"""
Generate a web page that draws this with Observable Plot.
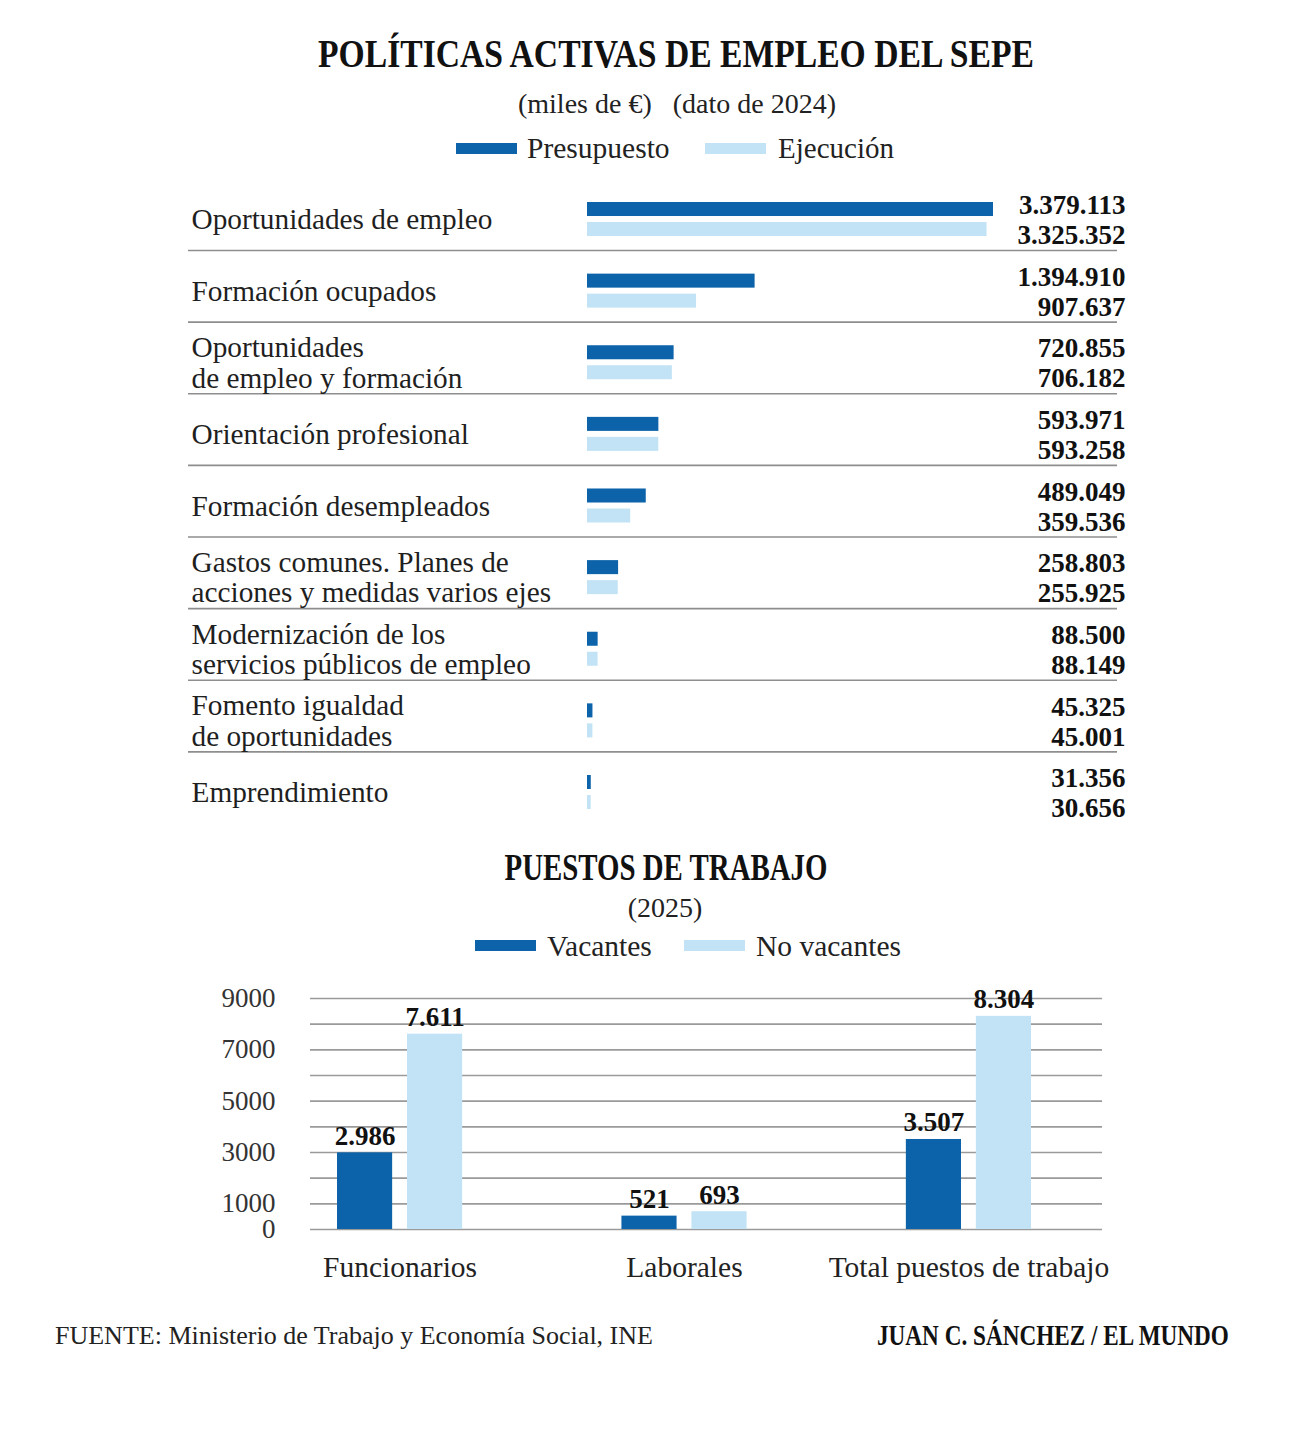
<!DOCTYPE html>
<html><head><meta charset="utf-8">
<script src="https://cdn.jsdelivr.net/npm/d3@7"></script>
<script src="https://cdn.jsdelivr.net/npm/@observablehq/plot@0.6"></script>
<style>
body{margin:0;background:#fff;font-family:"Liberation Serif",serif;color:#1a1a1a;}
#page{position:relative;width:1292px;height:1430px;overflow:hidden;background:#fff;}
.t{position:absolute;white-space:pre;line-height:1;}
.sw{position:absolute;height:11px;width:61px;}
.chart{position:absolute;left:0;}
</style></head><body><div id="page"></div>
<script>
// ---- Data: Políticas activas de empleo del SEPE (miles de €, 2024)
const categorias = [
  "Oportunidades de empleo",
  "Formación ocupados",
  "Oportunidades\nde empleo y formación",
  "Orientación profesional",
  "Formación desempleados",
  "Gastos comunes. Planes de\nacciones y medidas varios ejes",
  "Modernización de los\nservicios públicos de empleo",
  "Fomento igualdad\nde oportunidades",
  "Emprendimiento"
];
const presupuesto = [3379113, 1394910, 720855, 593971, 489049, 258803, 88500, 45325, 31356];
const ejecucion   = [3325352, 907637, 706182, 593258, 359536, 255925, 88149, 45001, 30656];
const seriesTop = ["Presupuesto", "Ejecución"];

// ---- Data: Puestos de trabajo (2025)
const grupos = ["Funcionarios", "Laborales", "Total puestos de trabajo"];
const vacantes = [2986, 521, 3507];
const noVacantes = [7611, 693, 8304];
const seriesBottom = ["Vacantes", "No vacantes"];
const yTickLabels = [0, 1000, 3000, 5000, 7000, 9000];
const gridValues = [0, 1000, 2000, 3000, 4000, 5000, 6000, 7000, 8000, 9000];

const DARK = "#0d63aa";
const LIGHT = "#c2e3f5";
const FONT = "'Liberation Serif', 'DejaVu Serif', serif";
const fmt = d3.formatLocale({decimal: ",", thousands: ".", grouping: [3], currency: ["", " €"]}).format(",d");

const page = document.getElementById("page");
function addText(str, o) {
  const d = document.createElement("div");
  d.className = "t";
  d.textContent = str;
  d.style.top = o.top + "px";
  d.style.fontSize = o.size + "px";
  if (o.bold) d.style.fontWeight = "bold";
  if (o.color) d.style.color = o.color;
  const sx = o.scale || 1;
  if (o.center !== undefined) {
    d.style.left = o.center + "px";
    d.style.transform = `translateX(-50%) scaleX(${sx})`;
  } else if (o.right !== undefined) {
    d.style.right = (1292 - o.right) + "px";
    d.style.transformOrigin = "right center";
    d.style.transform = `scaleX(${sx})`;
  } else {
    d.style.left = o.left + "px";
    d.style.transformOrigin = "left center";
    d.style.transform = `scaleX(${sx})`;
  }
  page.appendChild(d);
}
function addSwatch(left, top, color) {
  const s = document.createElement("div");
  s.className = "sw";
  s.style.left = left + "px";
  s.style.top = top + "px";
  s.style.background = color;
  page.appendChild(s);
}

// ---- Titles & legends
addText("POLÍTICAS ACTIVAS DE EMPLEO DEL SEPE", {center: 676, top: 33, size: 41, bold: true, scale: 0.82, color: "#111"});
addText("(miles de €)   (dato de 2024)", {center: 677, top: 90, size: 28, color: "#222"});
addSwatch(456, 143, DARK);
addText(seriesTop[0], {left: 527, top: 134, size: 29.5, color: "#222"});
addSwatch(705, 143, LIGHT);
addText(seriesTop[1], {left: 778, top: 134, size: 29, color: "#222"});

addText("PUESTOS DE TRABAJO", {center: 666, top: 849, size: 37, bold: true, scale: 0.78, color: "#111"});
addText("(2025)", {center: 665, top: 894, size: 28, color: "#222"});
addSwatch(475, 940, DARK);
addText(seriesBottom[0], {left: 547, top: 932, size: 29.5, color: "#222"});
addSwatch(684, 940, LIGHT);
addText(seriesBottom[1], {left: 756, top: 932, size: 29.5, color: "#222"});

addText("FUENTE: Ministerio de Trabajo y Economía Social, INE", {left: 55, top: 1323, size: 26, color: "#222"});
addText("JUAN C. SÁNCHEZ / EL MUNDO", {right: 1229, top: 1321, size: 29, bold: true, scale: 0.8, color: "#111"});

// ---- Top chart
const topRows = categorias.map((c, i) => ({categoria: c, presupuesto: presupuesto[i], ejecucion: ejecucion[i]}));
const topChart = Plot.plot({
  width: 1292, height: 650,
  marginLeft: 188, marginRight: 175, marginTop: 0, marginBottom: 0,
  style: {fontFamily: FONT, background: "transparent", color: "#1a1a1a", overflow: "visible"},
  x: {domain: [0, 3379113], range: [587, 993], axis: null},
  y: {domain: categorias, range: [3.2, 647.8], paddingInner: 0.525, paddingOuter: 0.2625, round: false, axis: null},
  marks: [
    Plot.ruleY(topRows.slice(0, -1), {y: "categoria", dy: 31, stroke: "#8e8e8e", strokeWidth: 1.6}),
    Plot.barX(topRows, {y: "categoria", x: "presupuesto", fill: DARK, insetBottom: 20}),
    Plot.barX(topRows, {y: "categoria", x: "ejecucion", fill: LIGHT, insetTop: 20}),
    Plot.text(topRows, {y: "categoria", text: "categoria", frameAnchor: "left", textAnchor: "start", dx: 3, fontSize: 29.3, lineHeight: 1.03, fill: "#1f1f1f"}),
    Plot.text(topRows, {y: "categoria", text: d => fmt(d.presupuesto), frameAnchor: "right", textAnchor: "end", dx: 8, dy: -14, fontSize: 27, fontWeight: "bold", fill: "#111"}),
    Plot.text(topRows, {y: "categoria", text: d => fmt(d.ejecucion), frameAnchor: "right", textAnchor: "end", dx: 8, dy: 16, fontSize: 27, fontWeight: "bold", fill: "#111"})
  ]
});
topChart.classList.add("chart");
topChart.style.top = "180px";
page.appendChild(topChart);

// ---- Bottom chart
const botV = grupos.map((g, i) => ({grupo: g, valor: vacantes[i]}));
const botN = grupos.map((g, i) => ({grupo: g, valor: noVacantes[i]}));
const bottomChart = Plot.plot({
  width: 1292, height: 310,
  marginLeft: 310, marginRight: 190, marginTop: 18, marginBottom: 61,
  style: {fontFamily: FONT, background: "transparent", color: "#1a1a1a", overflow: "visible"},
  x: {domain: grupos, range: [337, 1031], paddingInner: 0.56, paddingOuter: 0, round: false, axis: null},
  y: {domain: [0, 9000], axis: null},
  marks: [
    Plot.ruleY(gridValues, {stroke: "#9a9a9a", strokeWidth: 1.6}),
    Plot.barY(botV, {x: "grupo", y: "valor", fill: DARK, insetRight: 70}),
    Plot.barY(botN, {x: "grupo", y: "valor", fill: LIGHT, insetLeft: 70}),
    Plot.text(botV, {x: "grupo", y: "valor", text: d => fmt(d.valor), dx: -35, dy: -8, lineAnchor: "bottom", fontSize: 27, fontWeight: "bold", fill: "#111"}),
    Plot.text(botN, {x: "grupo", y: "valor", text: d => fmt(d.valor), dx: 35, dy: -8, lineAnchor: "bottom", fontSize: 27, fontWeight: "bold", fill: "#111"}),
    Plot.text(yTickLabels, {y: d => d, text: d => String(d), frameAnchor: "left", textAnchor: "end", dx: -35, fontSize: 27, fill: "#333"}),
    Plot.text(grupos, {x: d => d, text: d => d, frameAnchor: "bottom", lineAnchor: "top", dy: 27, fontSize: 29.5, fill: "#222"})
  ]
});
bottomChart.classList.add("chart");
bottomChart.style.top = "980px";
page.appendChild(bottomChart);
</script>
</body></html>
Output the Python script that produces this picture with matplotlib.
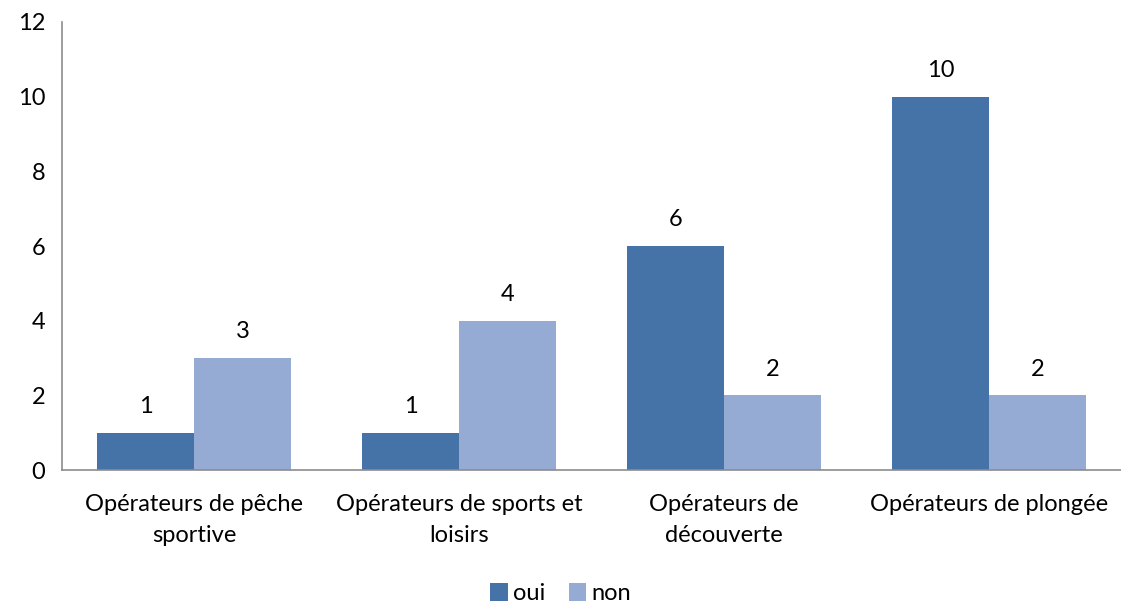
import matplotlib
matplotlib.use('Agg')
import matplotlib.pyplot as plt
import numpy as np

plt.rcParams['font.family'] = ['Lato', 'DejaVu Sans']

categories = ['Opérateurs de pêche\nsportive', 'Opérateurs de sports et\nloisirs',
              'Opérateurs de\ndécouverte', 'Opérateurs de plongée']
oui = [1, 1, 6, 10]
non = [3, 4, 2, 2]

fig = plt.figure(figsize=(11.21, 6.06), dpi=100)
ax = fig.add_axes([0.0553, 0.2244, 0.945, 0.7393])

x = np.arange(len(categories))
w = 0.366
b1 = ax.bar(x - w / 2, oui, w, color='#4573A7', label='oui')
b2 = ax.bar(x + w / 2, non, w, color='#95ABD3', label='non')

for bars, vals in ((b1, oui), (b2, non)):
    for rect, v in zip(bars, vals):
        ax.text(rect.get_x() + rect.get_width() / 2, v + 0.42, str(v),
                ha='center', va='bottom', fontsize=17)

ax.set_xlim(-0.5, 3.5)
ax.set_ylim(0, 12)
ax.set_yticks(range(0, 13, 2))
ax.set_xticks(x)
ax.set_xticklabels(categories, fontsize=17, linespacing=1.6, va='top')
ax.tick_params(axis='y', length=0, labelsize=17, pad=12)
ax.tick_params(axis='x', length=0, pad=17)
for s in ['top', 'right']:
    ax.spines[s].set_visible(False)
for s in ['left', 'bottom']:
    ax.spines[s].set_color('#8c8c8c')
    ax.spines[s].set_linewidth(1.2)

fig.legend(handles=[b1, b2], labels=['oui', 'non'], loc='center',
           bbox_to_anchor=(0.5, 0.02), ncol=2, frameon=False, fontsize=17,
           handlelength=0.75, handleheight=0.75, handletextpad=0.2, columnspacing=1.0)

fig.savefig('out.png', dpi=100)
"""
What is expected
Transcribe only the lines from the line holding "Output the Python" through the line holding "ax = fig.add_axes([0.0553, 0.2244, 0.945, 0.7393])", inclusive, without any of the pictures.

The result
Output the Python script that produces this picture with matplotlib.
import matplotlib
matplotlib.use('Agg')
import matplotlib.pyplot as plt
import numpy as np

plt.rcParams['font.family'] = ['Lato', 'DejaVu Sans']

categories = ['Opérateurs de pêche\nsportive', 'Opérateurs de sports et\nloisirs',
              'Opérateurs de\ndécouverte', 'Opérateurs de plongée']
oui = [1, 1, 6, 10]
non = [3, 4, 2, 2]

fig = plt.figure(figsize=(11.21, 6.06), dpi=100)
ax = fig.add_axes([0.0553, 0.2244, 0.945, 0.7393])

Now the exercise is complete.